--- What you have to do ---
Print, word for word, the opening line of the data below and every line after it through the line that contains "import * as", but not the pictures.

** begin **

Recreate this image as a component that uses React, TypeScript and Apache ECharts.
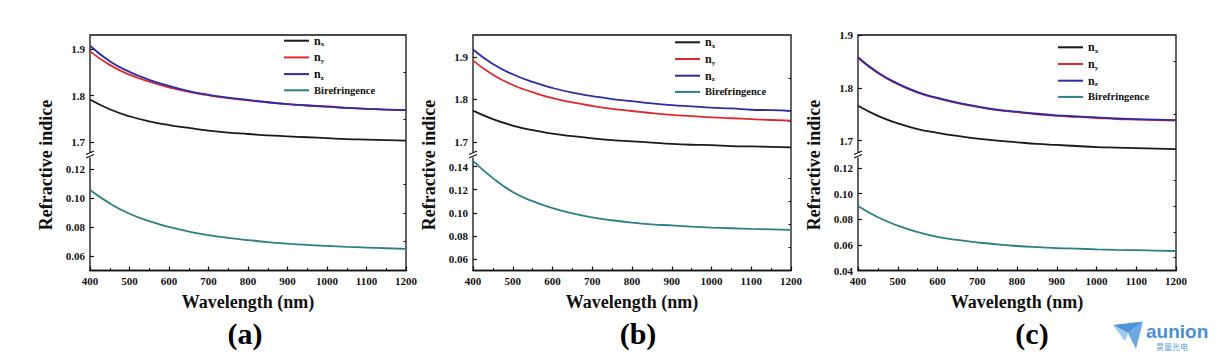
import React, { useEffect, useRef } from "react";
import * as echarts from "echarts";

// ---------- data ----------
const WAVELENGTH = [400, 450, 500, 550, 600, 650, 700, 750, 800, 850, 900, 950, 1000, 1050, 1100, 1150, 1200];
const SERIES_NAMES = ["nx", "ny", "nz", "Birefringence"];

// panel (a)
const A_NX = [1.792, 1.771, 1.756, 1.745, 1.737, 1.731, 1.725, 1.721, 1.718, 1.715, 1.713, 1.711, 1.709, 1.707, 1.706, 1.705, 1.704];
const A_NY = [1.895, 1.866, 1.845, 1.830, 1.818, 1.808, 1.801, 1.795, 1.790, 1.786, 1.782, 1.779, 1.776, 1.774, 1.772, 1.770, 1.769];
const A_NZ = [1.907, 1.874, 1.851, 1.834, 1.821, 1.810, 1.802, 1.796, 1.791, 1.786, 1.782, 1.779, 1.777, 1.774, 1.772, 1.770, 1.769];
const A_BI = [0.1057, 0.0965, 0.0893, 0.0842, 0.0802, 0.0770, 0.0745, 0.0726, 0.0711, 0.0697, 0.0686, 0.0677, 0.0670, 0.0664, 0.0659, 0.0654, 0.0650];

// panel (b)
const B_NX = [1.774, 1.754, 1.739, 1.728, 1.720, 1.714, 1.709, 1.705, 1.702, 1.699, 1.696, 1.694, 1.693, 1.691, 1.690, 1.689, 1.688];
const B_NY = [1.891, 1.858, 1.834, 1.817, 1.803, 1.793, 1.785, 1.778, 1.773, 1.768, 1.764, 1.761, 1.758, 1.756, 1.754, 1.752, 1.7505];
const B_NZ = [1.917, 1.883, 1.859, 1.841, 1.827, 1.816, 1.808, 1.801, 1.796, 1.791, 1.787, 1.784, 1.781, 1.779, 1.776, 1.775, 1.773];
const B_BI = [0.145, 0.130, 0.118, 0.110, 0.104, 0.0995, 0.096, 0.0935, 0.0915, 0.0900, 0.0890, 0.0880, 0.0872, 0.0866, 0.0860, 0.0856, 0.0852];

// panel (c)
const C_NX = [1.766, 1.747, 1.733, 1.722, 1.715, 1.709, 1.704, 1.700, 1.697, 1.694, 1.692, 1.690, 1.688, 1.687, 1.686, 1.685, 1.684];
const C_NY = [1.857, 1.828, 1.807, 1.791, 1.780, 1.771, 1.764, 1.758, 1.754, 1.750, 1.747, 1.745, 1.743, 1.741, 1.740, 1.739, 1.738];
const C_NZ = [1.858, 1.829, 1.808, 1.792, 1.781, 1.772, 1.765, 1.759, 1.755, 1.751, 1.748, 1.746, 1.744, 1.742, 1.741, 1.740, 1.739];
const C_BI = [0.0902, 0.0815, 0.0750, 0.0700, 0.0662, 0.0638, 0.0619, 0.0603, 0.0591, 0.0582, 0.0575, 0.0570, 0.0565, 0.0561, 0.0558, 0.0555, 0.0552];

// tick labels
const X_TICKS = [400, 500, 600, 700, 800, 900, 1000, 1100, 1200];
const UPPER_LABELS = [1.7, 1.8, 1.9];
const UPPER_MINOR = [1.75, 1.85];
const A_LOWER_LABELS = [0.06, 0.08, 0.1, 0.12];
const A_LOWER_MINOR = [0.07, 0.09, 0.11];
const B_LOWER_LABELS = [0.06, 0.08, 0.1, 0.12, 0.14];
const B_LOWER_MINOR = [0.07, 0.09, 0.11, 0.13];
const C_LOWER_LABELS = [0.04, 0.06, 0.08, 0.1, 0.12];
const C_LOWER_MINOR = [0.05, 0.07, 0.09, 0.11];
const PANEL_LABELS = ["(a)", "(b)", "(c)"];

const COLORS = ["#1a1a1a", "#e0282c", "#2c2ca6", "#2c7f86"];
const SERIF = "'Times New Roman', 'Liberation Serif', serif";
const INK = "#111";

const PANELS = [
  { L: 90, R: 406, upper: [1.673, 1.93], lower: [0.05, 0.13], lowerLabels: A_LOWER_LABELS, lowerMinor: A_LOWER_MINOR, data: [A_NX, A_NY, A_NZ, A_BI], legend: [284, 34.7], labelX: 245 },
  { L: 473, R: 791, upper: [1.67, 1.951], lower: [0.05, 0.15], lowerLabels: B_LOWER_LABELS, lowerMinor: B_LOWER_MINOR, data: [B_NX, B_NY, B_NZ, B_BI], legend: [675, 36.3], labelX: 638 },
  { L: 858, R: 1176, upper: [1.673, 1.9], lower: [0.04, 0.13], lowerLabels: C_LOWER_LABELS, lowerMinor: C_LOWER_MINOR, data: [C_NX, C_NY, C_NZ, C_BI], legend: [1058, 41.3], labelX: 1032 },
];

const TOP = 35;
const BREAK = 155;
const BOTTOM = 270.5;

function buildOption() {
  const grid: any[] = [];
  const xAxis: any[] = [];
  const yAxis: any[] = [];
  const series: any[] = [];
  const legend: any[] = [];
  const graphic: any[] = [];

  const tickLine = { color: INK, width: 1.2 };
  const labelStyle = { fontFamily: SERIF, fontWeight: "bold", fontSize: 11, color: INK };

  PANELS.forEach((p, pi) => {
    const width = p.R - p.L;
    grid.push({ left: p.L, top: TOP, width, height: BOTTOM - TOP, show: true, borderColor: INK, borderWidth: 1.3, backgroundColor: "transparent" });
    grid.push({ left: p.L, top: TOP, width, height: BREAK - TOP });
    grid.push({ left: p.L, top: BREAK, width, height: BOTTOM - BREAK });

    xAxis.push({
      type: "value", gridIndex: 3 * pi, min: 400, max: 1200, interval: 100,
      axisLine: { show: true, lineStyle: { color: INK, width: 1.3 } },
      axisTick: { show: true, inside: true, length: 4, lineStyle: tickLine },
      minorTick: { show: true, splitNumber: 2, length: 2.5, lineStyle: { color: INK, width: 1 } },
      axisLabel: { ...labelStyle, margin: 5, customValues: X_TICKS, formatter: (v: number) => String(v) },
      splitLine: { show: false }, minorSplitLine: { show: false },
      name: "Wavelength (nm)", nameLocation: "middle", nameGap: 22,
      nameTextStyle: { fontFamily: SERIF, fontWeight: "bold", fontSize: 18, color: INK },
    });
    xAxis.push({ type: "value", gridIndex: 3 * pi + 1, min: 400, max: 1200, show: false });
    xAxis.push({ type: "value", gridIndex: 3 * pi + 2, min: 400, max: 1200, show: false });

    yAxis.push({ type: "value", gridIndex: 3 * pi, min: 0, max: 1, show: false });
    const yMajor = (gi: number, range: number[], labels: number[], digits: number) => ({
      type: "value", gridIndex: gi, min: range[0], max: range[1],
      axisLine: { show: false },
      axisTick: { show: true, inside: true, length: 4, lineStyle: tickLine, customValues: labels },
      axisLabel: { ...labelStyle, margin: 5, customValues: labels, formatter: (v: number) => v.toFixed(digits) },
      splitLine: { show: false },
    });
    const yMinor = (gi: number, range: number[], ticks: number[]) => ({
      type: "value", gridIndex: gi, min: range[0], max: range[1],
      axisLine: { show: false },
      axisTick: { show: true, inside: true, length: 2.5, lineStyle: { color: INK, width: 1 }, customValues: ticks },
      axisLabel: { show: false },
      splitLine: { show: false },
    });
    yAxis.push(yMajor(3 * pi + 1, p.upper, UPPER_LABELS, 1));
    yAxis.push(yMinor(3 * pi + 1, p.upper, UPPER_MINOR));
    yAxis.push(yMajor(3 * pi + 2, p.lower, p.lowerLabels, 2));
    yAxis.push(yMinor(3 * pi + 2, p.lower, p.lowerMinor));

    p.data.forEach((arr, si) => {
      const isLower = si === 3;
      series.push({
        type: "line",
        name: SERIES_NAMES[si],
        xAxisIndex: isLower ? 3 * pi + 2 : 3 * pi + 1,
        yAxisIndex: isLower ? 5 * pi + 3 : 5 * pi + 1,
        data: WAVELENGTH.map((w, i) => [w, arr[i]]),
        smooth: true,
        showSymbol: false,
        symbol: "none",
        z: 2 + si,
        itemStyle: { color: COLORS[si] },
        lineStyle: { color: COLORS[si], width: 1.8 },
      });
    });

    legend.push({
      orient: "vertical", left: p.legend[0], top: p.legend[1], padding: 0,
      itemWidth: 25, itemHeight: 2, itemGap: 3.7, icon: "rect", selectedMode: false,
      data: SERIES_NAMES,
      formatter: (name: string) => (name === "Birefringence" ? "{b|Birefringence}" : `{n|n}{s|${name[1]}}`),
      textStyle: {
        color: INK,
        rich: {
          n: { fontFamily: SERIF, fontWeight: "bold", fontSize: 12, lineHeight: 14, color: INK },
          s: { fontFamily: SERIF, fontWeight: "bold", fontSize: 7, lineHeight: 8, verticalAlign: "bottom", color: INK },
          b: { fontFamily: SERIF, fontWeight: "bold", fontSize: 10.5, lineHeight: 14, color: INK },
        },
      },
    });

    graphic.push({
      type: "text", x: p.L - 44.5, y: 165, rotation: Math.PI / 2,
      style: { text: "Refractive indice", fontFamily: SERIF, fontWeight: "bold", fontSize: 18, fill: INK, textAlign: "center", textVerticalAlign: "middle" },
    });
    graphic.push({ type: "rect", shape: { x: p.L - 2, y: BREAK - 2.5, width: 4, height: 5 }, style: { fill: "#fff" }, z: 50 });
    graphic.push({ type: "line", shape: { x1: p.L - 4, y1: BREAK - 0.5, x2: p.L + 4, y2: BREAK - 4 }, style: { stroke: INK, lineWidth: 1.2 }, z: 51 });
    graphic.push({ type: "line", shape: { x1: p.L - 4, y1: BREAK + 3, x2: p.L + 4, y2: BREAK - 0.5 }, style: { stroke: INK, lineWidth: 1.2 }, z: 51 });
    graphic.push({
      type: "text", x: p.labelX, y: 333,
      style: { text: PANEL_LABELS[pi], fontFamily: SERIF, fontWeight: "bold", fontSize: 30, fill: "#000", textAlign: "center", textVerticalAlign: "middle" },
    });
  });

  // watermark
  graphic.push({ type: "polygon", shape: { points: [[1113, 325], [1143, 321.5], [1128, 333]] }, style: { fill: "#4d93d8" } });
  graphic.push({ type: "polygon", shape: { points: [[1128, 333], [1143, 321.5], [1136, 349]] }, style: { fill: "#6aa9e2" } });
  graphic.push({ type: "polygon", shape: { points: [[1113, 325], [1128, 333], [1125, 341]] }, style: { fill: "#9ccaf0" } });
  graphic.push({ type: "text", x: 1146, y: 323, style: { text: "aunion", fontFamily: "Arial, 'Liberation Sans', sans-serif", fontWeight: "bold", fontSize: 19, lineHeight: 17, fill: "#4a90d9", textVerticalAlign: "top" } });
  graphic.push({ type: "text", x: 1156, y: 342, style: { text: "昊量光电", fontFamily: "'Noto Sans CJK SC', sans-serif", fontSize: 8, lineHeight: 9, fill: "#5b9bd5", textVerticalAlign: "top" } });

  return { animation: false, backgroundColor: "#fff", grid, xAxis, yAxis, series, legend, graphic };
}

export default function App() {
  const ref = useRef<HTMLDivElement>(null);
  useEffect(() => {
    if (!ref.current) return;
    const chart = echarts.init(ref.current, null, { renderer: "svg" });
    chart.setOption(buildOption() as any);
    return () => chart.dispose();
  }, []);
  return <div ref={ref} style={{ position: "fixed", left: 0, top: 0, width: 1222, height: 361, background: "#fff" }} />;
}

** end **

--- Task solution ---
Recreate this image as a component that uses React, TypeScript and Apache ECharts.
import React, { useEffect, useRef } from "react";
import * as echarts from "echarts";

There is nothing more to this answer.